▶ Dataset extract
— Begin —

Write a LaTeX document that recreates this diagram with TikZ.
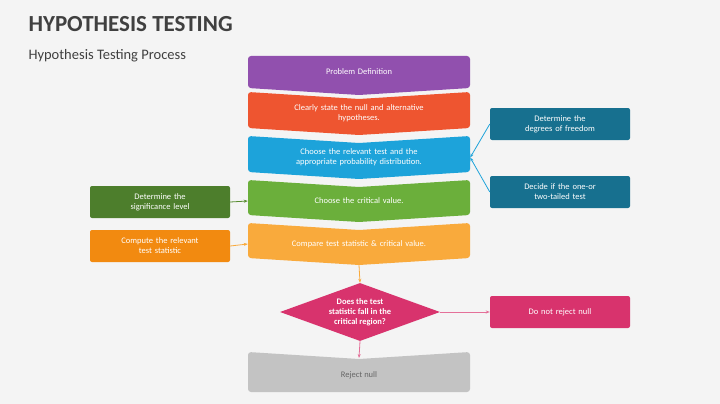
\documentclass[tikz,border=0pt]{standalone}
\usepackage{fontspec}
\setmainfont{Carlito}
\usetikzlibrary{shapes.geometric,arrows.meta}
\definecolor{bgGray}{HTML}{F4F4F4}
\definecolor{cPurple}{HTML}{9150AE}
\definecolor{cRed}{HTML}{EE5530}
\definecolor{cBlue}{HTML}{1DA3DA}
\definecolor{cGreen}{HTML}{6BAF3B}
\definecolor{cLight}{HTML}{F9AA3C}
\definecolor{cGrey}{HTML}{C3C3C3}
\definecolor{cDkGreen}{HTML}{4D7E2C}
\definecolor{cOrange}{HTML}{F28A10}
\definecolor{cTeal}{HTML}{17708F}
\definecolor{cMagenta}{HTML}{D8336D}
\tikzset{
    stage/.style={text=white, font=\fontsize{8.5}{10}\selectfont, align=center, text width=200pt},
    side/.style={fill=#1, rounded corners=2pt, minimum width=140pt, minimum height=32pt,
        text=white, font=\fontsize{8.5}{10}\selectfont, align=center, text width=130pt},
    link/.style={draw=#1, line width=0.8pt, -{Stealth[length=4pt]}}
}
% chevron: name, top, bottom, colour, notch depth, text
\newcommand\chevron[6]{%
    \fill[#4, rounded corners=3pt] (248,#2) -- (359,#2+#5) -- (470,#2) -- (470,#3)
        -- (359,#3+7) -- (248,#3) -- cycle;
    \node[stage, minimum width=222pt, minimum height=#3-#2] (#1) at (359,{(#2+#3)/2+#5/2}) {#6};
}
\begin{document}
\begin{tikzpicture}[x=1pt, y=-1pt]
    \fill[bgGray] (0,0) rectangle (720,404);
    \useasboundingbox (0,0) rectangle (720,404);

    % title
    \node[anchor=west, font=\bfseries\fontsize{23}{26}\selectfont, text=black!75] (title) at (25,24) {HYPOTHESIS TESTING};
    \node[anchor=west, font=\fontsize{14.5}{17}\selectfont, text=black!75] (subtitle) at (25,56) {Hypothesis Testing Process};

    % main stages
    \chevron{define}{56}{88}{cPurple}{0}{Problem Definition}
    \chevron{state}{92}{128}{cRed}{7}{Clearly state the null and alternative\\hypotheses.}
    \chevron{test}{136}{172}{cBlue}{7}{Choose the relevant test and the\\appropriate probability distribution.}
    \chevron{critical}{180}{215}{cGreen}{7}{Choose the critical value.}
    \chevron{compare}{223}{258}{cLight}{7}{Compare test statistic \& critical value.}

    % decision
    \node[diamond, fill=cMagenta, aspect=2.8, minimum width=160pt, minimum height=58pt, inner sep=0pt,
        text=white, font=\bfseries\fontsize{8.5}{10}\selectfont, align=center] (decide) at (360,312)
        {Does the test\\statistic fall in the\\critical region?};

    % reject null
    \fill[cGrey, rounded corners=3pt] (248,352) -- (359,359) -- (470,352) -- (470,392) -- (248,392) -- cycle;
    \node[minimum width=222pt, minimum height=36pt, text=black!60, font=\fontsize{8.5}{10}\selectfont] (reject) at (359,375) {Reject null};

    % side boxes
    \node[side=cTeal] (freedom) at (560,124) {Determine the\\degrees of freedom};
    \node[side=cTeal] (tailed) at (560,192) {Decide if the one-or\\two-tailed test};
    \node[side=cDkGreen] (signif) at (160,202) {Determine the\\significance level};
    \node[side=cOrange] (statistic) at (160,246) {Compute the relevant\\test statistic};
    \node[side=cMagenta] (keep) at (560,312) {Do not reject null};

    % connectors
    \draw[link=cBlue] (freedom.west) -- (test.east);
    \draw[link=cBlue] (tailed.west) -- (test.east);
    \draw[link=cGreen!80!black] (signif.east) -- (critical.west);
    \draw[link=cLight] (statistic.east) -- (compare.west);
    \draw[link=cLight] (359,265) -- (decide.north);
    \draw[link=cMagenta!70] (decide.east) -- (keep.west);
    \draw[link=cMagenta!70] (decide.south) -- (359,358);
\end{tikzpicture}
\end{document}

— End —

▶ Instructions to follow
Write out the listing word for word, omitting the pictures it holds.

▶ Worked solution
Write a LaTeX document that recreates this diagram with TikZ.
\documentclass[tikz,border=0pt]{standalone}
\usepackage{fontspec}
\setmainfont{Carlito}
\usetikzlibrary{shapes.geometric,arrows.meta}
\definecolor{bgGray}{HTML}{F4F4F4}
\definecolor{cPurple}{HTML}{9150AE}
\definecolor{cRed}{HTML}{EE5530}
\definecolor{cBlue}{HTML}{1DA3DA}
\definecolor{cGreen}{HTML}{6BAF3B}
\definecolor{cLight}{HTML}{F9AA3C}
\definecolor{cGrey}{HTML}{C3C3C3}
\definecolor{cDkGreen}{HTML}{4D7E2C}
\definecolor{cOrange}{HTML}{F28A10}
\definecolor{cTeal}{HTML}{17708F}
\definecolor{cMagenta}{HTML}{D8336D}
\tikzset{
    stage/.style={text=white, font=\fontsize{8.5}{10}\selectfont, align=center, text width=200pt},
    side/.style={fill=#1, rounded corners=2pt, minimum width=140pt, minimum height=32pt,
        text=white, font=\fontsize{8.5}{10}\selectfont, align=center, text width=130pt},
    link/.style={draw=#1, line width=0.8pt, -{Stealth[length=4pt]}}
}
% chevron: name, top, bottom, colour, notch depth, text
\newcommand\chevron[6]{%
    \fill[#4, rounded corners=3pt] (248,#2) -- (359,#2+#5) -- (470,#2) -- (470,#3)
        -- (359,#3+7) -- (248,#3) -- cycle;
    \node[stage, minimum width=222pt, minimum height=#3-#2] (#1) at (359,{(#2+#3)/2+#5/2}) {#6};
}
\begin{document}
\begin{tikzpicture}[x=1pt, y=-1pt]
    \fill[bgGray] (0,0) rectangle (720,404);
    \useasboundingbox (0,0) rectangle (720,404);

    % title
    \node[anchor=west, font=\bfseries\fontsize{23}{26}\selectfont, text=black!75] (title) at (25,24) {HYPOTHESIS TESTING};
    \node[anchor=west, font=\fontsize{14.5}{17}\selectfont, text=black!75] (subtitle) at (25,56) {Hypothesis Testing Process};

    % main stages
    \chevron{define}{56}{88}{cPurple}{0}{Problem Definition}
    \chevron{state}{92}{128}{cRed}{7}{Clearly state the null and alternative\\hypotheses.}
    \chevron{test}{136}{172}{cBlue}{7}{Choose the relevant test and the\\appropriate probability distribution.}
    \chevron{critical}{180}{215}{cGreen}{7}{Choose the critical value.}
    \chevron{compare}{223}{258}{cLight}{7}{Compare test statistic \& critical value.}

    % decision
    \node[diamond, fill=cMagenta, aspect=2.8, minimum width=160pt, minimum height=58pt, inner sep=0pt,
        text=white, font=\bfseries\fontsize{8.5}{10}\selectfont, align=center] (decide) at (360,312)
        {Does the test\\statistic fall in the\\critical region?};

    % reject null
    \fill[cGrey, rounded corners=3pt] (248,352) -- (359,359) -- (470,352) -- (470,392) -- (248,392) -- cycle;
    \node[minimum width=222pt, minimum height=36pt, text=black!60, font=\fontsize{8.5}{10}\selectfont] (reject) at (359,375) {Reject null};

    % side boxes
    \node[side=cTeal] (freedom) at (560,124) {Determine the\\degrees of freedom};
    \node[side=cTeal] (tailed) at (560,192) {Decide if the one-or\\two-tailed test};
    \node[side=cDkGreen] (signif) at (160,202) {Determine the\\significance level};
    \node[side=cOrange] (statistic) at (160,246) {Compute the relevant\\test statistic};
    \node[side=cMagenta] (keep) at (560,312) {Do not reject null};

    % connectors
    \draw[link=cBlue] (freedom.west) -- (test.east);
    \draw[link=cBlue] (tailed.west) -- (test.east);
    \draw[link=cGreen!80!black] (signif.east) -- (critical.west);
    \draw[link=cLight] (statistic.east) -- (compare.west);
    \draw[link=cLight] (359,265) -- (decide.north);
    \draw[link=cMagenta!70] (decide.east) -- (keep.west);
    \draw[link=cMagenta!70] (decide.south) -- (359,358);
\end{tikzpicture}
\end{document}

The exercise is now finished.